> [The problem]:
Leaving out the pictures, retype the lines from the beginning of the listing through the line containing "const totals = [31, 28, 37, 34, null, 76];".

┌──

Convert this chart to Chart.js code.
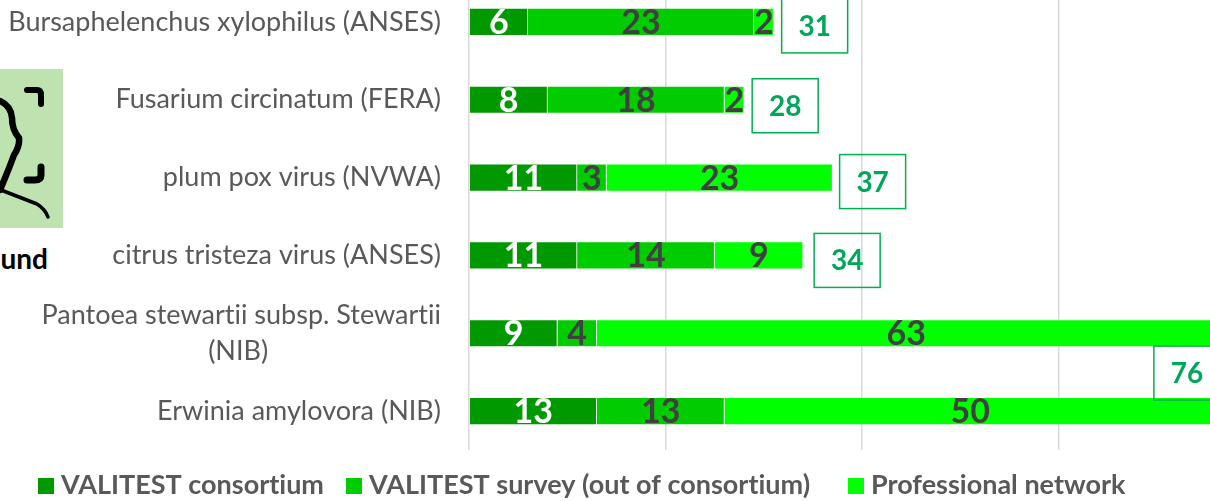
<!DOCTYPE html>
<html>
<head>
<meta charset="utf-8">
<title>VALITEST</title>
<script src="https://cdn.jsdelivr.net/npm/chart.js@4"></script>
<style>
html, body { margin: 0; padding: 0; background: #fff; overflow: hidden; width: 1210px; height: 501px; }
#chart1 { position: absolute; left: 0; top: -40px; }
#face { position: absolute; left: 0; top: 69px; }
#round { position: absolute; right: 1162px; top: 241px; font: bold 28px Lato, sans-serif; color: #000; }
</style>
</head>
<body>
<svg id="face" width="63" height="159" viewBox="0 69 63 159">
    <rect x="0" y="69" width="63" height="159" fill="#BFE3B0"/>
    <g fill="none" stroke="#000" stroke-linecap="round" stroke-linejoin="round">
        <path d="M27 90 H37 Q41 90 41 95 V104" stroke-width="6"/>
        <path d="M41 167 V175 Q41 180 35 180 H27" stroke-width="7"/>
        <path d="M0 101 Q11 106 12 118 Q12 130 19 138 Q20 146 14 155 Q10 166 5 178 L0 190" stroke-width="6.5"/>
        <path d="M1 190 L37 204 Q45 209 48 217" stroke-width="3.5"/>
    </g>
</svg>
<div id="round">und</div>
<canvas id="chart1" width="1210" height="541"></canvas>
<script>
const categories = [
    "Bursaphelenchus xylophilus (ANSES)",
    "Fusarium circinatum (FERA)",
    "plum pox virus (NVWA)",
    "citrus tristeza virus (ANSES)",
    ["Pantoea stewartii subsp. Stewartii", "(NIB)" + "\u00a0".repeat(25)],
    "Erwinia amylovora (NIB)"
];
const consortium = [6, 8, 11, 11, 9, 13];
const survey = [23, 18, 3, 14, 4, 13];
const network = [2, 2, 23, 9, 63, 50];
const totals = [31, 28, 37, 34, null, 76];

// where each total box sits, relative to the end of its bar
const box_shift = [[8, 4], [8, 6], [7, 4], [11, 5], [0, 0], [-62, -38]];
// left edge of each legend square
const legend_x = [38, 346, 848];

const no_ligatures = {
    id: "no_ligatures",
    beforeDraw(chart) {
        chart.ctx.textRendering = "optimizeSpeed";
    }
};

const bar_labels = {
    id: "bar_labels",
    afterDatasetsDraw(chart) {
        const ctx = chart.ctx;
        ctx.save();
        ctx.textAlign = "center";
        ctx.textBaseline = "middle";
        chart.data.datasets.forEach((ds, d) => {
            chart.getDatasetMeta(d).data.forEach((bar, i) => {
                ctx.font = "bold 34px Lato";
                ctx.fillStyle = d == 0 ? "#ffffff" : "#404040";
                ctx.fillText(ds.data[i], (bar.x + bar.base) / 2, bar.y + 1);
            });
        });
        // boxes with the totals
        const x = chart.scales.x;
        const y = chart.scales.y;
        totals.forEach((total, i) => {
            if (total == null) return;
            const left = x.getPixelForValue(total) + box_shift[i][0];
            const mid = y.getPixelForValue(i) + box_shift[i][1];
            ctx.strokeStyle = "#00B050";
            ctx.lineWidth = 1.5;
            ctx.strokeRect(left, mid - 27, 66, 54);
            ctx.font = "bold 28px Lato";
            ctx.fillStyle = "#00A65A";
            ctx.fillText(total, left + 33, mid + 1);
        });
        // legend, same names and colours as the datasets
        ctx.textAlign = "left";
        ctx.font = "bold 27px Lato";
        chart.data.datasets.forEach((ds, d) => {
            ctx.fillStyle = ds.backgroundColor;
            ctx.fillRect(legend_x[d], 518, 16, 16);
            ctx.fillStyle = "#595959";
            ctx.fillText(ds.label, legend_x[d] + 23, 525);
        });
        ctx.restore();
    }
};

function make_dataset(label, values, colour) {
    return {
        label: label,
        data: values,
        backgroundColor: colour,
        borderColor: "rgba(255, 255, 255, 0.25)",
        borderWidth: 0.75,
        barPercentage: 0.355,
        categoryPercentage: 1
    };
}

new Chart(document.getElementById("chart1"), {
    type: "bar",
    data: {
        labels: categories,
        datasets: [
            make_dataset("VALITEST consortium", consortium, "#009900"),
            make_dataset("VALITEST survey (out of consortium)", survey, "#00CC00"),
            make_dataset("Professional network", network, "#00FF00")
        ]
    },
    options: {
        indexAxis: "y",
        responsive: false,
        animation: { duration: 0 },
        layout: { padding: { left: 10, top: 23, right: 0, bottom: 51 } },
        plugins: {
            tooltip: { enabled: false },
            legend: { display: false }
        },
        scales: {
            x: {
                stacked: true,
                min: 0,
                max: 75.4,
                afterBuildTicks: (scale) => {
                    scale.ticks = [0, 20, 40, 60].map((v) => ({ value: v }));
                },
                grid: { color: "#D9D9D9", lineWidth: 1.5, tickLength: 0 },
                border: { display: false },
                ticks: { display: false }
            },
            y: {
                stacked: true,
                afterFit: (scale) => {
                    scale.width = 459;
                    scale.paddingTop = 0;
                    scale.paddingBottom = 0;
                },
                grid: { display: false },
                border: { display: false },
                ticks: {
                    padding: 20,
                    autoSkip: false,
                    color: "#595959",
                    font: { family: "Lato", size: 27, lineHeight: 1.35 }
                }
            }
        }
    },
    plugins: [no_ligatures, bar_labels]
});
</script>
</body>
</html>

└──

> [Task result]:
Convert this chart to Chart.js code.
<!DOCTYPE html>
<html>
<head>
<meta charset="utf-8">
<title>VALITEST</title>
<script src="https://cdn.jsdelivr.net/npm/chart.js@4"></script>
<style>
html, body { margin: 0; padding: 0; background: #fff; overflow: hidden; width: 1210px; height: 501px; }
#chart1 { position: absolute; left: 0; top: -40px; }
#face { position: absolute; left: 0; top: 69px; }
#round { position: absolute; right: 1162px; top: 241px; font: bold 28px Lato, sans-serif; color: #000; }
</style>
</head>
<body>
<svg id="face" width="63" height="159" viewBox="0 69 63 159">
    <rect x="0" y="69" width="63" height="159" fill="#BFE3B0"/>
    <g fill="none" stroke="#000" stroke-linecap="round" stroke-linejoin="round">
        <path d="M27 90 H37 Q41 90 41 95 V104" stroke-width="6"/>
        <path d="M41 167 V175 Q41 180 35 180 H27" stroke-width="7"/>
        <path d="M0 101 Q11 106 12 118 Q12 130 19 138 Q20 146 14 155 Q10 166 5 178 L0 190" stroke-width="6.5"/>
        <path d="M1 190 L37 204 Q45 209 48 217" stroke-width="3.5"/>
    </g>
</svg>
<div id="round">und</div>
<canvas id="chart1" width="1210" height="541"></canvas>
<script>
const categories = [
    "Bursaphelenchus xylophilus (ANSES)",
    "Fusarium circinatum (FERA)",
    "plum pox virus (NVWA)",
    "citrus tristeza virus (ANSES)",
    ["Pantoea stewartii subsp. Stewartii", "(NIB)" + "\u00a0".repeat(25)],
    "Erwinia amylovora (NIB)"
];
const consortium = [6, 8, 11, 11, 9, 13];
const survey = [23, 18, 3, 14, 4, 13];
const network = [2, 2, 23, 9, 63, 50];
const totals = [31, 28, 37, 34, null, 76];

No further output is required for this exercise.